◆ What you have to do:
Restate all the material verbatim, except for the pictures.

◆ Provided data:
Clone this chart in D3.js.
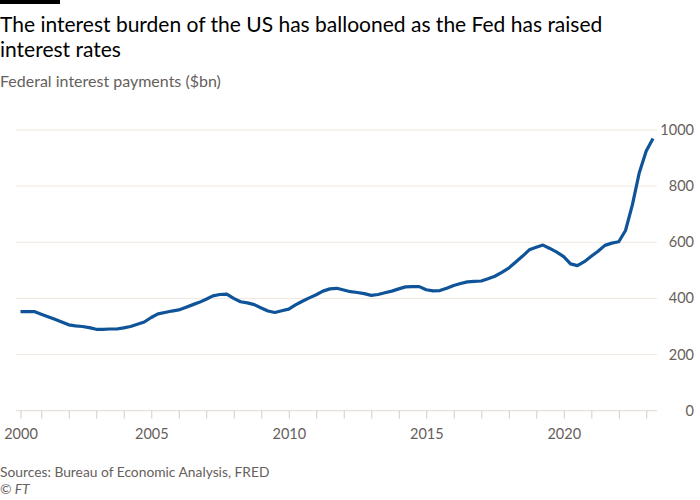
<!DOCTYPE html>
<html>
<head>
<meta charset="utf-8">
<script src="https://cdn.jsdelivr.net/npm/d3@7"></script>
<style>
  html, body { margin: 0; padding: 0; background: #ffffff; }
  svg { display: block; font-family: Lato, "Noto Sans", sans-serif; }
</style>
</head>
<body>
<svg id="chart" width="700" height="500"></svg>
<script>
// ---- data ----
const titleLines = ["The interest burden of the US has ballooned as the Fed has raised", "interest rates"];
const subtitle = "Federal interest payments ($bn)";
const sourceText = "Sources: Bureau of Economic Analysis, FRED";
const creditText = "\u00A9 FT";

// quarter-end dates, 2000 Q1 .. 2023 Q1
const quarters = [
  "2000-03-31","2000-06-30","2000-09-30","2000-12-31",
  "2001-03-31","2001-06-30","2001-09-30","2001-12-31",
  "2002-03-31","2002-06-30","2002-09-30","2002-12-31",
  "2003-03-31","2003-06-30","2003-09-30","2003-12-31",
  "2004-03-31","2004-06-30","2004-09-30","2004-12-31",
  "2005-03-31","2005-06-30","2005-09-30","2005-12-31",
  "2006-03-31","2006-06-30","2006-09-30","2006-12-31",
  "2007-03-31","2007-06-30","2007-09-30","2007-12-31",
  "2008-03-31","2008-06-30","2008-09-30","2008-12-31",
  "2009-03-31","2009-06-30","2009-09-30","2009-12-31",
  "2010-03-31","2010-06-30","2010-09-30","2010-12-31",
  "2011-03-31","2011-06-30","2011-09-30","2011-12-31",
  "2012-03-31","2012-06-30","2012-09-30","2012-12-31",
  "2013-03-31","2013-06-30","2013-09-30","2013-12-31",
  "2014-03-31","2014-06-30","2014-09-30","2014-12-31",
  "2015-03-31","2015-06-30","2015-09-30","2015-12-31",
  "2016-03-31","2016-06-30","2016-09-30","2016-12-31",
  "2017-03-31","2017-06-30","2017-09-30","2017-12-31",
  "2018-03-31","2018-06-30","2018-09-30","2018-12-31",
  "2019-03-31","2019-06-30","2019-09-30","2019-12-31",
  "2020-03-31","2020-06-30","2020-09-30","2020-12-31",
  "2021-03-31","2021-06-30","2021-09-30","2021-12-31",
  "2022-03-31","2022-06-30","2022-09-30","2022-12-31",
  "2023-03-31"
];

const interest = [
  353, 353, 353, 344,
  335, 326, 316, 306,
  302, 300, 296, 290,
  290, 291, 291, 295,
  300, 308, 316, 332,
  345, 350, 355, 359,
  368, 377, 386, 397,
  409, 414, 415, 400,
  388, 384, 378, 366,
  355, 350, 356, 362,
  377, 390, 402, 413,
  426, 434, 436, 430,
  424, 421, 417, 411,
  414, 420, 426, 434,
  441, 442, 442, 431,
  427, 428, 436, 446,
  453, 459, 461, 462,
  470, 479, 493, 508,
  529, 550, 573, 582,
  590, 578, 565, 549,
  523, 517, 531, 550,
  568, 589, 597, 602,
  642, 733, 848, 925,
  970
];

const yTicks = [0, 200, 400, 600, 800, 1000];
const xLabelYears = [2000, 2005, 2010, 2015, 2020];
const minorTickYears = [2001,2002,2003,2004,2005,2006,2007,2008,2009,2010,2011,2012,2013,2014,2015,2016,2017,2018,2019,2020,2021,2022,2023];

// ---- layout ----
const W = 700, H = 500;
const plot = { left: 20.5, right: 653, top: 130, bottom: 410.7, gridLeft: 16, gridRight: 657 };

const parse = d3.timeParse("%Y-%m-%d");
const series = quarters.map((q, i) => ({ date: parse(q), value: interest[i] }));

const x = d3.scaleTime()
  .domain(d3.extent(series, d => d.date))
  .range([plot.left, plot.right]);
const y = d3.scaleLinear()
  .domain([0, 1000])
  .range([plot.bottom, plot.top]);

const svg = d3.select("#chart");

// top black bar
svg.append("rect").attr("x", 0).attr("y", 0).attr("width", 60).attr("height", 4).attr("fill", "#000");

// title
const title = svg.append("text")
  .attr("x", 0).attr("y", 32)
  .attr("fill", "#000")
  .style("font-size", "21px");
titleLines.forEach((t, i) => {
  title.append("tspan").attr("x", 0).attr("dy", i === 0 ? 0 : 25).text(t);
});

svg.append("text")
  .attr("x", 0).attr("y", 87)
  .attr("fill", "#66605c")
  .style("font-size", "16px")
  .text(subtitle);

// gridlines
svg.append("g")
  .selectAll("line")
  .data(yTicks)
  .join("line")
  .attr("x1", plot.gridLeft).attr("x2", plot.gridRight)
  .attr("y1", d => y(d)).attr("y2", d => y(d))
  .attr("stroke", d => d === 0 ? "#e3d9cf" : "#efe7df")
  .attr("stroke-width", 1);

// y labels (right side)
svg.append("g")
  .selectAll("text")
  .data(yTicks)
  .join("text")
  .attr("x", 694)
  .attr("y", d => y(d))
  .attr("dy", "0.35em")
  .attr("text-anchor", "end")
  .attr("fill", "#66605c")
  .style("font-size", "14.5px")
  .text(d => d);

// x axis ticks
const tickDates = [x.domain()[0]].concat(minorTickYears.map(yr => new Date(yr, 0, 1)));
const xAxis = d3.axisBottom(x)
  .tickValues(tickDates)
  .tickSize(8)
  .tickFormat((d, i) => {
    if (i === 0) return "2000";
    const yr = d.getFullYear();
    return xLabelYears.includes(yr) && yr !== 2000 ? String(yr) : "";
  });

const gx = svg.append("g")
  .attr("transform", `translate(0,${plot.bottom})`)
  .call(xAxis);
gx.select(".domain").remove();
gx.selectAll(".tick line").attr("stroke", "#d6ccc2");
gx.selectAll(".tick text")
  .attr("fill", "#66605c")
  .attr("y", 18)
  .attr("dy", "0.71em")
  .style("font-family", "Lato, 'Noto Sans', sans-serif")
  .style("font-size", "14.5px");

// line
const line = d3.line()
  .x(d => x(d.date))
  .y(d => y(d.value));

svg.append("path")
  .datum(series)
  .attr("fill", "none")
  .attr("stroke", "#0f5499")
  .attr("stroke-width", 3.2)
  .attr("stroke-linejoin", "round")
  .attr("stroke-linecap", "butt")
  .attr("d", line);

// sources
svg.append("text")
  .attr("x", 0).attr("y", 477)
  .attr("fill", "#66605c")
  .style("font-size", "13.8px")
  .text(sourceText);
svg.append("text")
  .attr("x", 0).attr("y", 494)
  .attr("fill", "#66605c")
  .style("font-size", "13.8px")
  .style("font-style", "italic")
  .text(creditText);
</script>
</body>
</html>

◆ In response:
Clone this chart in D3.js.
<!DOCTYPE html>
<html>
<head>
<meta charset="utf-8">
<script src="https://cdn.jsdelivr.net/npm/d3@7"></script>
<style>
  html, body { margin: 0; padding: 0; background: #ffffff; }
  svg { display: block; font-family: Lato, "Noto Sans", sans-serif; }
</style>
</head>
<body>
<svg id="chart" width="700" height="500"></svg>
<script>
// ---- data ----
const titleLines = ["The interest burden of the US has ballooned as the Fed has raised", "interest rates"];
const subtitle = "Federal interest payments ($bn)";
const sourceText = "Sources: Bureau of Economic Analysis, FRED";
const creditText = "\u00A9 FT";

// quarter-end dates, 2000 Q1 .. 2023 Q1
const quarters = [
  "2000-03-31","2000-06-30","2000-09-30","2000-12-31",
  "2001-03-31","2001-06-30","2001-09-30","2001-12-31",
  "2002-03-31","2002-06-30","2002-09-30","2002-12-31",
  "2003-03-31","2003-06-30","2003-09-30","2003-12-31",
  "2004-03-31","2004-06-30","2004-09-30","2004-12-31",
  "2005-03-31","2005-06-30","2005-09-30","2005-12-31",
  "2006-03-31","2006-06-30","2006-09-30","2006-12-31",
  "2007-03-31","2007-06-30","2007-09-30","2007-12-31",
  "2008-03-31","2008-06-30","2008-09-30","2008-12-31",
  "2009-03-31","2009-06-30","2009-09-30","2009-12-31",
  "2010-03-31","2010-06-30","2010-09-30","2010-12-31",
  "2011-03-31","2011-06-30","2011-09-30","2011-12-31",
  "2012-03-31","2012-06-30","2012-09-30","2012-12-31",
  "2013-03-31","2013-06-30","2013-09-30","2013-12-31",
  "2014-03-31","2014-06-30","2014-09-30","2014-12-31",
  "2015-03-31","2015-06-30","2015-09-30","2015-12-31",
  "2016-03-31","2016-06-30","2016-09-30","2016-12-31",
  "2017-03-31","2017-06-30","2017-09-30","2017-12-31",
  "2018-03-31","2018-06-30","2018-09-30","2018-12-31",
  "2019-03-31","2019-06-30","2019-09-30","2019-12-31",
  "2020-03-31","2020-06-30","2020-09-30","2020-12-31",
  "2021-03-31","2021-06-30","2021-09-30","2021-12-31",
  "2022-03-31","2022-06-30","2022-09-30","2022-12-31",
  "2023-03-31"
];

const interest = [
  353, 353, 353, 344,
  335, 326, 316, 306,
  302, 300, 296, 290,
  290, 291, 291, 295,
  300, 308, 316, 332,
  345, 350, 355, 359,
  368, 377, 386, 397,
  409, 414, 415, 400,
  388, 384, 378, 366,
  355, 350, 356, 362,
  377, 390, 402, 413,
  426, 434, 436, 430,
  424, 421, 417, 411,
  414, 420, 426, 434,
  441, 442, 442, 431,
  427, 428, 436, 446,
  453, 459, 461, 462,
  470, 479, 493, 508,
  529, 550, 573, 582,
  590, 578, 565, 549,
  523, 517, 531, 550,
  568, 589, 597, 602,
  642, 733, 848, 925,
  970
];

const yTicks = [0, 200, 400, 600, 800, 1000];
const xLabelYears = [2000, 2005, 2010, 2015, 2020];
const minorTickYears = [2001,2002,2003,2004,2005,2006,2007,2008,2009,2010,2011,2012,2013,2014,2015,2016,2017,2018,2019,2020,2021,2022,2023];

// ---- layout ----
const W = 700, H = 500;
const plot = { left: 20.5, right: 653, top: 130, bottom: 410.7, gridLeft: 16, gridRight: 657 };

const parse = d3.timeParse("%Y-%m-%d");
const series = quarters.map((q, i) => ({ date: parse(q), value: interest[i] }));

const x = d3.scaleTime()
  .domain(d3.extent(series, d => d.date))
  .range([plot.left, plot.right]);
const y = d3.scaleLinear()
  .domain([0, 1000])
  .range([plot.bottom, plot.top]);

const svg = d3.select("#chart");

// top black bar
svg.append("rect").attr("x", 0).attr("y", 0).attr("width", 60).attr("height", 4).attr("fill", "#000");

// title
const title = svg.append("text")
  .attr("x", 0).attr("y", 32)
  .attr("fill", "#000")
  .style("font-size", "21px");
titleLines.forEach((t, i) => {
  title.append("tspan").attr("x", 0).attr("dy", i === 0 ? 0 : 25).text(t);
});

svg.append("text")
  .attr("x", 0).attr("y", 87)
  .attr("fill", "#66605c")
  .style("font-size", "16px")
  .text(subtitle);

// gridlines
svg.append("g")
  .selectAll("line")
  .data(yTicks)
  .join("line")
  .attr("x1", plot.gridLeft).attr("x2", plot.gridRight)
  .attr("y1", d => y(d)).attr("y2", d => y(d))
  .attr("stroke", d => d === 0 ? "#e3d9cf" : "#efe7df")
  .attr("stroke-width", 1);

// y labels (right side)
svg.append("g")
  .selectAll("text")
  .data(yTicks)
  .join("text")
  .attr("x", 694)
  .attr("y", d => y(d))
  .attr("dy", "0.35em")
  .attr("text-anchor", "end")
  .attr("fill", "#66605c")
  .style("font-size", "14.5px")
  .text(d => d);

// x axis ticks
const tickDates = [x.domain()[0]].concat(minorTickYears.map(yr => new Date(yr, 0, 1)));
const xAxis = d3.axisBottom(x)
  .tickValues(tickDates)
  .tickSize(8)
  .tickFormat((d, i) => {
    if (i === 0) return "2000";
    const yr = d.getFullYear();
    return xLabelYears.includes(yr) && yr !== 2000 ? String(yr) : "";
  });

const gx = svg.append("g")
  .attr("transform", `translate(0,${plot.bottom})`)
  .call(xAxis);
gx.select(".domain").remove();
gx.selectAll(".tick line").attr("stroke", "#d6ccc2");
gx.selectAll(".tick text")
  .attr("fill", "#66605c")
  .attr("y", 18)
  .attr("dy", "0.71em")
  .style("font-family", "Lato, 'Noto Sans', sans-serif")
  .style("font-size", "14.5px");

// line
const line = d3.line()
  .x(d => x(d.date))
  .y(d => y(d.value));

svg.append("path")
  .datum(series)
  .attr("fill", "none")
  .attr("stroke", "#0f5499")
  .attr("stroke-width", 3.2)
  .attr("stroke-linejoin", "round")
  .attr("stroke-linecap", "butt")
  .attr("d", line);

// sources
svg.append("text")
  .attr("x", 0).attr("y", 477)
  .attr("fill", "#66605c")
  .style("font-size", "13.8px")
  .text(sourceText);
svg.append("text")
  .attr("x", 0).attr("y", 494)
  .attr("fill", "#66605c")
  .style("font-size", "13.8px")
  .style("font-style", "italic")
  .text(creditText);
</script>
</body>
</html>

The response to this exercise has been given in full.